GIVEN PROBLEM:
Extract the lines of the material below, beginning with the first and ending with the line that holds "ax.spines['right'].set_visible(False)". Skip every picture.

---+---

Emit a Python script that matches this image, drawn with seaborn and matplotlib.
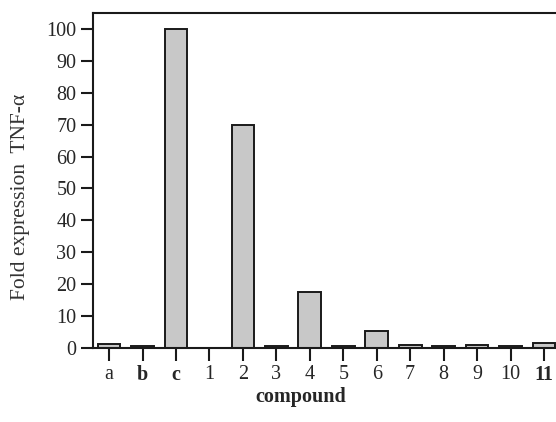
import pandas as pd
import matplotlib.pyplot as plt
import seaborn as sns

compounds = ['a', 'b', 'c', '1', '2', '3', '4', '5', '6', '7', '8', '9', '10', '11']
fold_tnf = [1.2, 0.5, 100, 0, 70, 0.5, 17.5, 0.5, 5.3, 1.0, 0.5, 1.0, 0.5, 1.5]
bold_labels = ['b', 'c', '11']

df = pd.DataFrame({'compound': compounds, 'fold': fold_tnf})

sns.set_style('white')
plt.rcParams['font.family'] = ['Liberation Serif', 'DejaVu Serif']

fig = plt.figure(figsize=(5.56, 4.22), dpi=100)
# axes run a bit past the right edge, like the cropped scan
ax = fig.add_axes([0.1673, 0.1754, 0.858, 0.7938])

sns.barplot(data=df, x='compound', y='fold', order=compounds, color='#c8c8c8',
            saturation=1, edgecolor='#1a1a1a', linewidth=1.4, width=0.68, ax=ax)

ax.set_xlim(-0.48, 13.78)
ax.set_ylim(0, 105)
ax.set_yticks(range(0, 101, 10))

for side in ['top', 'left', 'bottom']:
    ax.spines[side].set_linewidth(1.5)
    ax.spines[side].set_color('#1a1a1a')
ax.spines['right'].set_visible(False)

ax.tick_params(axis='both', direction='out', length=9, width=1.5, color='#1a1a1a',
               labelsize=14.5, pad=3, bottom=True, left=True)
for lab in ax.get_xticklabels():
    if lab.get_text() in bold_labels:
        lab.set_fontweight('bold')

ax.set_xlabel('compound', fontsize=14.5, fontweight='bold')
ax.xaxis.set_label_coords(0.435, -0.115)
ax.set_ylabel('Fold expression  TNF-α', fontsize=15.5, color='#333333')
ax.yaxis.set_label_coords(-0.132, 0.45)

fig.savefig('out.png', dpi=100)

---+---

FINAL RESULT:
Emit a Python script that matches this image, drawn with seaborn and matplotlib.
import pandas as pd
import matplotlib.pyplot as plt
import seaborn as sns

compounds = ['a', 'b', 'c', '1', '2', '3', '4', '5', '6', '7', '8', '9', '10', '11']
fold_tnf = [1.2, 0.5, 100, 0, 70, 0.5, 17.5, 0.5, 5.3, 1.0, 0.5, 1.0, 0.5, 1.5]
bold_labels = ['b', 'c', '11']

df = pd.DataFrame({'compound': compounds, 'fold': fold_tnf})

sns.set_style('white')
plt.rcParams['font.family'] = ['Liberation Serif', 'DejaVu Serif']

fig = plt.figure(figsize=(5.56, 4.22), dpi=100)
# axes run a bit past the right edge, like the cropped scan
ax = fig.add_axes([0.1673, 0.1754, 0.858, 0.7938])

sns.barplot(data=df, x='compound', y='fold', order=compounds, color='#c8c8c8',
            saturation=1, edgecolor='#1a1a1a', linewidth=1.4, width=0.68, ax=ax)

ax.set_xlim(-0.48, 13.78)
ax.set_ylim(0, 105)
ax.set_yticks(range(0, 101, 10))

for side in ['top', 'left', 'bottom']:
    ax.spines[side].set_linewidth(1.5)
    ax.spines[side].set_color('#1a1a1a')
ax.spines['right'].set_visible(False)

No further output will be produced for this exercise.